Dr. Paul Auerbach is the world's leading outdoor health expert. His blog offers tips on outdoor safety and advice on how to handle wilderness emergencies.See all posts »
Infectious Mononucleosis (Mono) and the Outdoors
There are a number of diseases that are not commonly thought of as outdoor-related afflictions, but all the same, do have implications for persons who engage in outdoor activities. This may be because the diseases limit abilities or because they have effects that are underappreciated or not even recognized. Such is the case with infectious mononucleosis (IM, often reffered to colloquially as "mono"), which is most commonly associated with Epstein-Barr virus (EBV) infection.
An excellent review article in the New England Journal of Medicine (2010;362:1993-2000) by Drs. Katharine Luzuriaga and John Sullivan entitled “Infectious Mononucleosis,” revealed a number of details about the disease. For instance, infection with EBV is lifelong. So, while most cases of IM occur during the first infection with EBV, in some circumstances a person carrying this chronic infection can develop IM later in their life. Furthermore, more than 95 percent of adults worldwide are infected with EBV.
IM most commonly affects those who have a primary (first time) infection during their second decade of life (e.g., teenagers). This appears to be the time when the infection is most commonly spread between individuals. IM is sometimes called the “kissing disease” because the saliva transferred between two people who have kissed can be infectious. The incubation period from exposure to onset of symptoms is felt to be 30 to 50 days.
Symptoms include sore throat and fatigue (malaise, tiredness). The classic presentation is one of sore throat, fever, and swollen lymph glands (nodes) in the neck. Less common symptoms include purple-red spots on the palate, swelling around the eyes, and skin rash. Most victims have an enlarged spleen. Most victims recover without complications, but there can be serious problems, including blood disorders, kidney disease, and neurological complications. IM is diagnosed in most adolescents with a combination of the clinical presentation, the presence of “atypical lymphocytes” identified on a blood smear (on a slide, stained with hematoxylin and eosin), and a positive heterophile antibody blood test. Many cases are missed because testing fails to lead to a definitive diagnosis.
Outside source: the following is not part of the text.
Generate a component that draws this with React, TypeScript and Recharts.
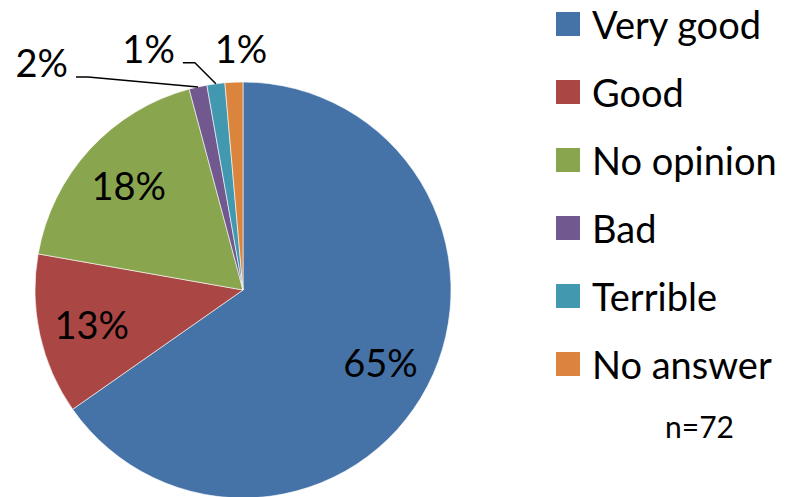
import { PieChart, Pie, Cell, Legend } from "recharts";

const categories = ["Very good", "Good", "No opinion", "Bad", "Terrible", "No answer"];
// respondent counts (n=72)
const counts = [47, 9, 13, 1, 1, 1];
const percentLabels = ["65%", "13%", "18%", "2%", "1%", "1%"];
const colors = ["#4572A7", "#AA4643", "#89A54E", "#71588F", "#4198AF", "#DB843D"];
const sampleNote = "n=72";

const data = categories.map((name, i) => ({ name, value: counts[i], label: percentLabels[i] }));

const RADIAN = Math.PI / 180;
const FONT = "Lato, 'Open Sans', sans-serif";

// callout placement for the thin slices (relative to the slice's outer edge point)
const callouts: Record<number, { dx: number; dy: number; tail?: number; line: boolean }> = {
  3: { dx: -110, dy: -10, tail: 12, line: true },
  4: { dx: -21, dy: -21, tail: 12, line: true },
  5: { dx: 7, dy: -19, line: false },
};

function renderLabel(props: any) {
  const { cx, cy, midAngle, outerRadius, index, payload } = props;
  const text = payload?.label ?? percentLabels[index];
  const cos = Math.cos(-midAngle * RADIAN);
  const sin = Math.sin(-midAngle * RADIAN);
  const c = callouts[index];
  if (!c) {
    const r = outerRadius * 0.745;
    return (
      <text x={cx + r * cos} y={cy + r * sin} textAnchor="middle" dominantBaseline="central" fill="#000" fontSize={38} fontFamily={FONT}>
        {text}
      </text>
    );
  }
  const px = cx + outerRadius * cos;
  const py = cy + outerRadius * sin;
  const ex = px + c.dx;
  const ey = py + c.dy;
  if (!c.line) {
    return (
      <text x={ex} y={ey} textAnchor="middle" fill="#000" fontSize={38} fontFamily={FONT}>
        {text}
      </text>
    );
  }
  const tx = ex - (c.tail ?? 0);
  return (
    <g>
      <polyline points={`${px},${py} ${ex},${ey} ${tx},${ey}`} fill="none" stroke="#000" strokeWidth={1.5} />
      <text x={tx - 8} y={ey} textAnchor="end" fill="#000" fontSize={38} fontFamily={FONT}>
        {text}
      </text>
    </g>
  );
}

function renderLegend(props: any) {
  const payload = [...(props.payload ?? [])].sort(
    (a: any, b: any) => categories.indexOf(a.value) - categories.indexOf(b.value)
  );
  return (
    <div style={{ fontFamily: FONT, color: "#000" }}>
      {payload.map((entry: any) => (
        <div key={entry.value} style={{ display: "flex", alignItems: "center", height: 68 }}>
          <span style={{ width: 24, height: 24, background: entry.color, marginRight: 12, display: "inline-block" }} />
          <span style={{ fontSize: 38, lineHeight: "38px" }}>{entry.value}</span>
        </div>
      ))}
      <div style={{ fontSize: 30, paddingLeft: 109, marginTop: 10 }}>{sampleNote}</div>
    </div>
  );
}

export default function App() {
  return (
    <div style={{ position: "absolute", left: 0, top: 0, width: 798, height: 497, background: "#fff" }}>
      <PieChart width={798} height={497} margin={{ top: 0, right: 0, bottom: 0, left: 0 }}>
        <Pie
          data={data}
          dataKey="value"
          nameKey="name"
          cx={243}
          cy={290}
          outerRadius={208}
          startAngle={90}
          endAngle={-270}
          stroke="#fff"
          strokeWidth={0.6}
          label={renderLabel}
          labelLine={false}
          isAnimationActive={false}
        >
          {data.map((d, i) => (
            <Cell key={d.name} fill={colors[i]} />
          ))}
        </Pie>
        <Legend
          layout="vertical"
          align="right"
          verticalAlign="top"
          itemSorter={null as any}
          content={renderLegend}
          wrapperStyle={{ position: "absolute", left: 556, top: -10, width: 242 }}
        />
      </PieChart>
    </div>
  );
}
From an outdoor activities perspective, an enlarged spleen can be problematic, because it is prone to rupture. This may occur when there is abdominal or flank trauma or even spontaneously, with an apparent blow to the organ. When a spleen ruptures, there can be severe internal bleeding. The current recommendation is for athletes to avoid exertion (not just contact) for a period of three weeks after the diagnosis of IM is made; splenic rupture has occurred as long as seven weeks after diagnosis. This recommendation seems reasonable for all outdoor activities in which the patient will sustain significant exertion and/or for which there is an expectation of contact or falls.